Stated goal: Below are the records. Retype, exactly, the lines from the first through the line with "x_range = Range1d(-0.54, len(categories)", and leave out the pictures.

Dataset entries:
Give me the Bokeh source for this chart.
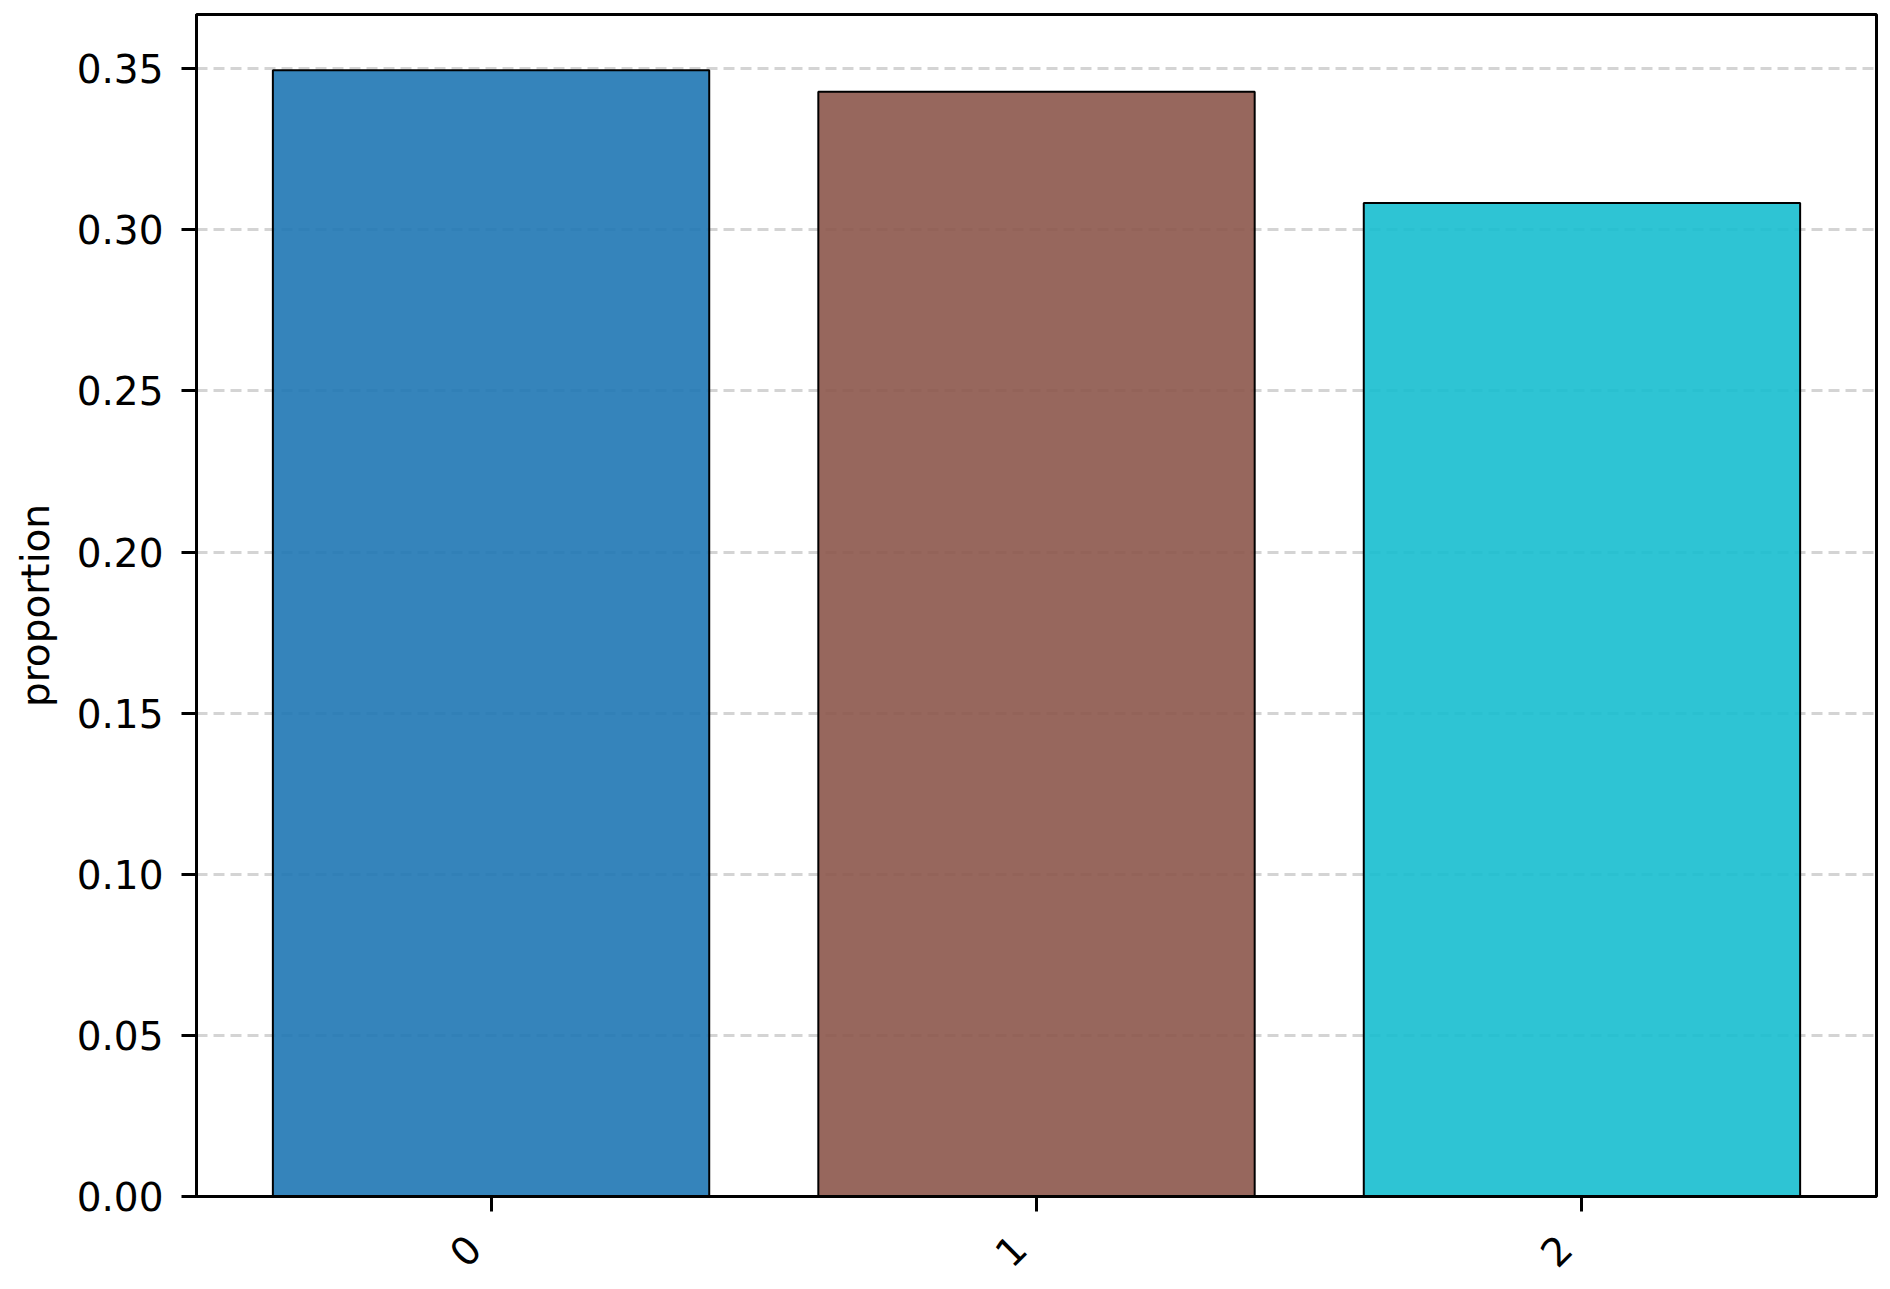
import math
from bokeh.plotting import figure
from bokeh.layouts import column
from bokeh.models import (Range1d, FixedTicker, NumeralTickFormatter, ColumnDataSource)
from bokeh.core.properties import value
from bokeh.embed import file_html
from bokeh.resources import INLINE

categories = ["0", "1", "2"]
proportions = [0.3495, 0.3428, 0.3083]
bar_colors = ["#1f77b4", "#8c564b", "#17becf"]
y_ticks = [0.0, 0.05, 0.10, 0.15, 0.20, 0.25, 0.30, 0.35]

positions = list(range(len(categories)))
source = ColumnDataSource(dict(x=positions, cat=categories, val=proportions, color=bar_colors,
                               mid=[0.5] * len(categories)))

FONT = "DejaVu Sans"
BAR_W = 0.8

x_range = Range1d(-0.54, len(categories) - 1 + 0.54)

p = figure(
    width=1882, height=1222,
    x_range=x_range,
    y_range=Range1d(0, 0.3668),
    output_backend="svg", toolbar_location=None,
    min_border_left=196, min_border_right=6, min_border_top=14, min_border_bottom=26,
)

p.vbar(x="x", top="val", width=BAR_W, source=source,
       fill_color="color", fill_alpha=0.9, line_color="black", line_width=2)

p.background_fill_color = "white"
p.border_fill_color = "white"
p.outline_line_color = "black"
p.outline_line_width = 3
p.outline_line_alpha = 1

p.xgrid.visible = False
p.ygrid.grid_line_color = "#d4d4d4"
p.ygrid.grid_line_width = 3
p.ygrid.grid_line_dash = "11 6"
p.ygrid.ticker = FixedTicker(ticks=y_ticks)

p.yaxis.ticker = FixedTicker(ticks=y_ticks)
p.yaxis.formatter = NumeralTickFormatter(format="0.00")
p.yaxis.axis_label = "proportion"
p.xaxis.ticker = FixedTicker(ticks=positions)

for ax in (p.xaxis[0], p.yaxis[0]):
    ax.axis_line_color = "black"
    ax.axis_line_width = 3
    ax.major_tick_line_color = "black"
    ax.major_tick_line_width = 3
    ax.major_tick_out = 15
    ax.major_tick_in = 0
    ax.minor_tick_line_color = None
    ax.major_label_text_font = FONT
    ax.major_label_text_font_size = "39px"
    ax.major_label_text_color = "black"
    ax.axis_label_text_font = FONT
    ax.axis_label_text_font_size = "39px"
    ax.axis_label_text_font_style = "normal"
    ax.axis_label_text_color = "black"

p.yaxis.major_label_standoff = 18
p.yaxis.axis_label_standoff = 16

# x tick labels are drawn in a strip below (rotated 45°, right-anchored like the reference)
p.xaxis.major_label_text_color = None
p.xaxis.major_label_text_font_size = "1px"
p.xaxis.major_label_standoff = 0

strip = figure(
    width=1882, height=56,
    x_range=x_range, y_range=Range1d(0, 1),
    output_backend="svg", toolbar_location=None,
    min_border_left=196, min_border_right=6, min_border_top=0, min_border_bottom=0,
)
strip.axis.visible = False
strip.grid.visible = False
strip.outline_line_color = None
strip.background_fill_color = "white"
strip.border_fill_color = "white"
strip.text(x="x", y="mid", text="cat", source=source, angle=math.pi / 4,
           text_align="center", text_baseline="middle", x_offset=-26,
           text_font=value(FONT), text_font_size="39px", text_color="black")

layout = column(p, strip, spacing=0)

open("out.html", "w").write(file_html(layout, INLINE))
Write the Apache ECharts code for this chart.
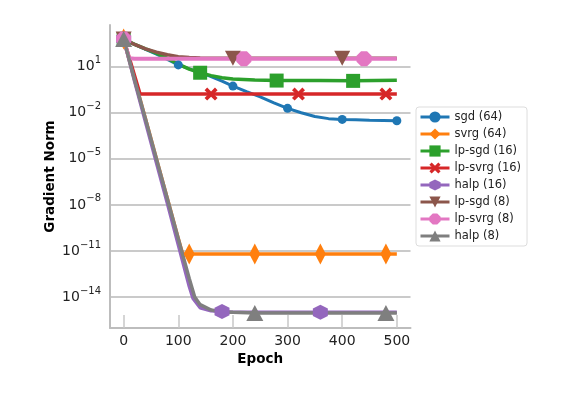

Reply:
Give me the Bokeh source for this chart.
import math
from bokeh.plotting import figure
from bokeh.layouts import column
from bokeh.models import (Range1d, FixedTicker, NumeralTickFormatter, ColumnDataSource)
from bokeh.core.properties import value
from bokeh.embed import file_html
from bokeh.resources import INLINE

categories = ["0", "1", "2"]
proportions = [0.3495, 0.3428, 0.3083]
bar_colors = ["#1f77b4", "#8c564b", "#17becf"]
y_ticks = [0.0, 0.05, 0.10, 0.15, 0.20, 0.25, 0.30, 0.35]

positions = list(range(len(categories)))
source = ColumnDataSource(dict(x=positions, cat=categories, val=proportions, color=bar_colors,
                               mid=[0.5] * len(categories)))

FONT = "DejaVu Sans"
BAR_W = 0.8

x_range = Range1d(-0.54, len(categories) - 1 + 0.54)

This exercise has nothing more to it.